--- start of Task inputs ---

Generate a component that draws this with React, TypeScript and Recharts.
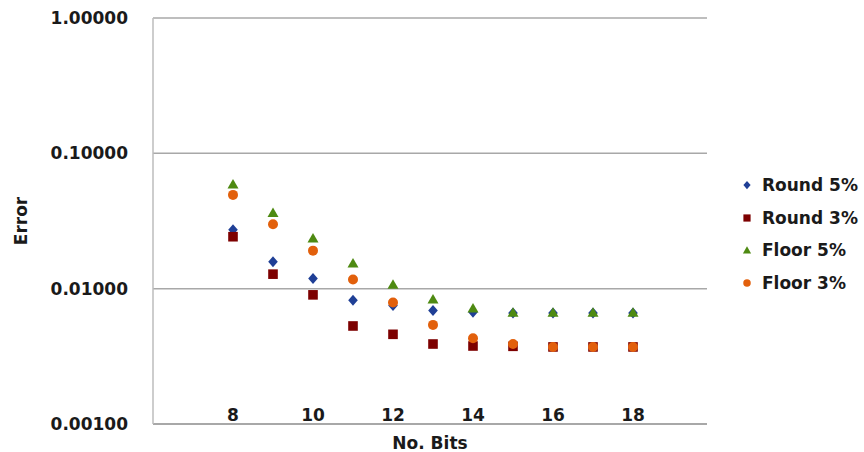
import { ScatterChart, Scatter, XAxis, YAxis, CartesianGrid, Legend } from "recharts";

const bits = [8, 9, 10, 11, 12, 13, 14, 15, 16, 17, 18];
const round5 = [0.0273, 0.0158, 0.0119, 0.0082, 0.0075, 0.0069, 0.0067, 0.0066, 0.0066, 0.0066, 0.0066];
const round3 = [0.0242, 0.0128, 0.009, 0.0053, 0.0046, 0.0039, 0.00377, 0.00375, 0.00371, 0.00371, 0.00371];
const floor5 = [0.0594, 0.0366, 0.0237, 0.0155, 0.0108, 0.0084, 0.0072, 0.0067, 0.0067, 0.0067, 0.0067];
const floor3 = [0.0493, 0.0299, 0.0191, 0.0117, 0.0079, 0.0054, 0.0043, 0.0039, 0.00371, 0.00371, 0.00371];
const xTicks = [8, 10, 12, 14, 16, 18];
const yTicks = [0.001, 0.01, 0.1, 1];

const FONT = "'DejaVu Sans', sans-serif";
const TEXT = "#1a1a1a";

const series = [
  { name: "Round 5%", values: round5, color: "#1f3f96", kind: "diamond" },
  { name: "Round 3%", values: round3, color: "#7d0000", kind: "square" },
  { name: "Floor 5%", values: floor5, color: "#4e8a12", kind: "triangle" },
  { name: "Floor 3%", values: floor3, color: "#e2600c", kind: "circle" },
];

function marker(kind: string, cx: number, cy: number, color: string, s = 1) {
  if (kind === "diamond")
    return <path d={`M${cx},${cy - 5.5 * s}L${cx + 4.8 * s},${cy}L${cx},${cy + 5.5 * s}L${cx - 4.8 * s},${cy}Z`} fill={color} />;
  if (kind === "square")
    return <rect x={cx - 4.8 * s} y={cy - 4.8 * s} width={9.6 * s} height={9.6 * s} fill={color} />;
  if (kind === "triangle")
    return <path d={`M${cx},${cy - 5 * s}L${cx + 5.5 * s},${cy + 4.5 * s}L${cx - 5.5 * s},${cy + 4.5 * s}Z`} fill={color} />;
  return <circle cx={cx} cy={cy} r={5 * s} fill={color} />;
}

function XTick({ x, y, payload }: any) {
  return (
    <text x={x} y={y - 9} textAnchor="middle" dominantBaseline="central" fill={TEXT}
      style={{ fontFamily: FONT, fontSize: 17, fontWeight: 700 }}>
      {payload.value}
    </text>
  );
}

function LegendBox() {
  return (
    <div style={{ fontFamily: FONT, fontSize: 17, fontWeight: 600, color: TEXT }}>
      {series.map((s) => (
        <div key={s.name} style={{ display: "flex", alignItems: "center", height: 32.5 }}>
          <svg width={14} height={14} style={{ marginRight: 8 }}>
            {marker(s.kind, 7, 7, s.color, 0.75)}
          </svg>
          <span>{s.name}</span>
        </div>
      ))}
    </div>
  );
}

export default function App() {
  return (
    <div style={{ position: "absolute", left: 0, top: 0, width: 864, height: 452, background: "#fff" }}>
      <ScatterChart width={864} height={452} margin={{ top: 18, right: 157, bottom: 0, left: 0 }}>
        <CartesianGrid vertical={false} stroke="#a8a8a8" strokeWidth={1.5} />
        <XAxis
          type="number"
          dataKey="bits"
          domain={[6, 19.85]}
          ticks={xTicks}
          allowDataOverflow
          height={28}
          tickLine={false}
          tickSize={0}
          tickMargin={0}
          axisLine={{ stroke: "#a0a0a0", strokeWidth: 1.5 }}
          tick={<XTick />}
          label={{
            value: "No. Bits",
            position: "insideBottom",
            offset: 3,
            style: { fontFamily: FONT, fontSize: 17, fontWeight: 700, fill: TEXT },
          }}
        />
        <YAxis
          type="number"
          dataKey="err"
          scale="log"
          domain={[0.001, 1]}
          ticks={yTicks}
          allowDataOverflow
          width={153}
          tickLine={false}
          tickSize={0}
          tickMargin={25}
          axisLine={{ stroke: "#bdbdbd", strokeWidth: 1.5 }}
          tickFormatter={(v: number) => v.toFixed(5)}
          tick={{ fill: TEXT, fontFamily: FONT, fontSize: 17, fontWeight: 700 }}
          label={{
            content: ({ viewBox }: any) => {
              const cx = viewBox.x + 21;
              const cy = viewBox.y + viewBox.height / 2;
              return (
                <text x={cx} y={cy} transform={`rotate(-90 ${cx} ${cy})`} textAnchor="middle"
                  dominantBaseline="central" fill={TEXT}
                  style={{ fontFamily: FONT, fontSize: 17, fontWeight: 700 }}>
                  Error
                </text>
              );
            },
          }}
        />
        <Legend
          layout="vertical"
          align="center"
          verticalAlign="middle"
          wrapperStyle={{ left: 740, top: 169, width: 124 }}
          content={() => <LegendBox />}
        />
        {series.map((s) => (
          <Scatter
            key={s.name}
            name={s.name}
            data={bits.map((b, i) => ({ bits: b, err: s.values[i] }))}
            fill={s.color}
            isAnimationActive={false}
            shape={(p: any) => marker(s.kind, p.cx, p.cy, s.color)}
          />
        ))}
      </ScatterChart>
    </div>
  );
}
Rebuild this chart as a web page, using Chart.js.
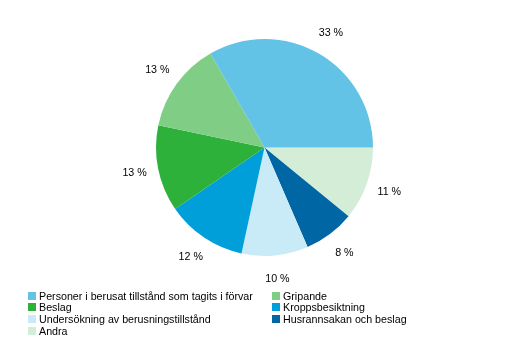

--- end of Task inputs ---

### Set problem
Copy each line in full and exactly, omitting any picture.

### Finished task
Generate a component that draws this with React, TypeScript and Recharts.
import { ScatterChart, Scatter, XAxis, YAxis, CartesianGrid, Legend } from "recharts";

const bits = [8, 9, 10, 11, 12, 13, 14, 15, 16, 17, 18];
const round5 = [0.0273, 0.0158, 0.0119, 0.0082, 0.0075, 0.0069, 0.0067, 0.0066, 0.0066, 0.0066, 0.0066];
const round3 = [0.0242, 0.0128, 0.009, 0.0053, 0.0046, 0.0039, 0.00377, 0.00375, 0.00371, 0.00371, 0.00371];
const floor5 = [0.0594, 0.0366, 0.0237, 0.0155, 0.0108, 0.0084, 0.0072, 0.0067, 0.0067, 0.0067, 0.0067];
const floor3 = [0.0493, 0.0299, 0.0191, 0.0117, 0.0079, 0.0054, 0.0043, 0.0039, 0.00371, 0.00371, 0.00371];
const xTicks = [8, 10, 12, 14, 16, 18];
const yTicks = [0.001, 0.01, 0.1, 1];

const FONT = "'DejaVu Sans', sans-serif";
const TEXT = "#1a1a1a";

const series = [
  { name: "Round 5%", values: round5, color: "#1f3f96", kind: "diamond" },
  { name: "Round 3%", values: round3, color: "#7d0000", kind: "square" },
  { name: "Floor 5%", values: floor5, color: "#4e8a12", kind: "triangle" },
  { name: "Floor 3%", values: floor3, color: "#e2600c", kind: "circle" },
];

function marker(kind: string, cx: number, cy: number, color: string, s = 1) {
  if (kind === "diamond")
    return <path d={`M${cx},${cy - 5.5 * s}L${cx + 4.8 * s},${cy}L${cx},${cy + 5.5 * s}L${cx - 4.8 * s},${cy}Z`} fill={color} />;
  if (kind === "square")
    return <rect x={cx - 4.8 * s} y={cy - 4.8 * s} width={9.6 * s} height={9.6 * s} fill={color} />;
  if (kind === "triangle")
    return <path d={`M${cx},${cy - 5 * s}L${cx + 5.5 * s},${cy + 4.5 * s}L${cx - 5.5 * s},${cy + 4.5 * s}Z`} fill={color} />;
  return <circle cx={cx} cy={cy} r={5 * s} fill={color} />;
}

function XTick({ x, y, payload }: any) {
  return (
    <text x={x} y={y - 9} textAnchor="middle" dominantBaseline="central" fill={TEXT}
      style={{ fontFamily: FONT, fontSize: 17, fontWeight: 700 }}>
      {payload.value}
    </text>
  );
}

function LegendBox() {
  return (
    <div style={{ fontFamily: FONT, fontSize: 17, fontWeight: 600, color: TEXT }}>
      {series.map((s) => (
        <div key={s.name} style={{ display: "flex", alignItems: "center", height: 32.5 }}>
          <svg width={14} height={14} style={{ marginRight: 8 }}>
            {marker(s.kind, 7, 7, s.color, 0.75)}
          </svg>
          <span>{s.name}</span>
        </div>
      ))}
    </div>
  );
}

export default function App() {
  return (
    <div style={{ position: "absolute", left: 0, top: 0, width: 864, height: 452, background: "#fff" }}>
      <ScatterChart width={864} height={452} margin={{ top: 18, right: 157, bottom: 0, left: 0 }}>
        <CartesianGrid vertical={false} stroke="#a8a8a8" strokeWidth={1.5} />
        <XAxis
          type="number"
          dataKey="bits"
          domain={[6, 19.85]}
          ticks={xTicks}
          allowDataOverflow
          height={28}
          tickLine={false}
          tickSize={0}
          tickMargin={0}
          axisLine={{ stroke: "#a0a0a0", strokeWidth: 1.5 }}
          tick={<XTick />}
          label={{
            value: "No. Bits",
            position: "insideBottom",
            offset: 3,
            style: { fontFamily: FONT, fontSize: 17, fontWeight: 700, fill: TEXT },
          }}
        />
        <YAxis
          type="number"
          dataKey="err"
          scale="log"
          domain={[0.001, 1]}
          ticks={yTicks}
          allowDataOverflow
          width={153}
          tickLine={false}
          tickSize={0}
          tickMargin={25}
          axisLine={{ stroke: "#bdbdbd", strokeWidth: 1.5 }}
          tickFormatter={(v: number) => v.toFixed(5)}
          tick={{ fill: TEXT, fontFamily: FONT, fontSize: 17, fontWeight: 700 }}
          label={{
            content: ({ viewBox }: any) => {
              const cx = viewBox.x + 21;
              const cy = viewBox.y + viewBox.height / 2;
              return (
                <text x={cx} y={cy} transform={`rotate(-90 ${cx} ${cy})`} textAnchor="middle"
                  dominantBaseline="central" fill={TEXT}
                  style={{ fontFamily: FONT, fontSize: 17, fontWeight: 700 }}>
                  Error
                </text>
              );
            },
          }}
        />
        <Legend
          layout="vertical"
          align="center"
          verticalAlign="middle"
          wrapperStyle={{ left: 740, top: 169, width: 124 }}
          content={() => <LegendBox />}
        />
        {series.map((s) => (
          <Scatter
            key={s.name}
            name={s.name}
            data={bits.map((b, i) => ({ bits: b, err: s.values[i] }))}
            fill={s.color}
            isAnimationActive={false}
            shape={(p: any) => marker(s.kind, p.cx, p.cy, s.color)}
          />
        ))}
      </ScatterChart>
    </div>
  );
}
Rebuild this chart as a web page, using Chart.js.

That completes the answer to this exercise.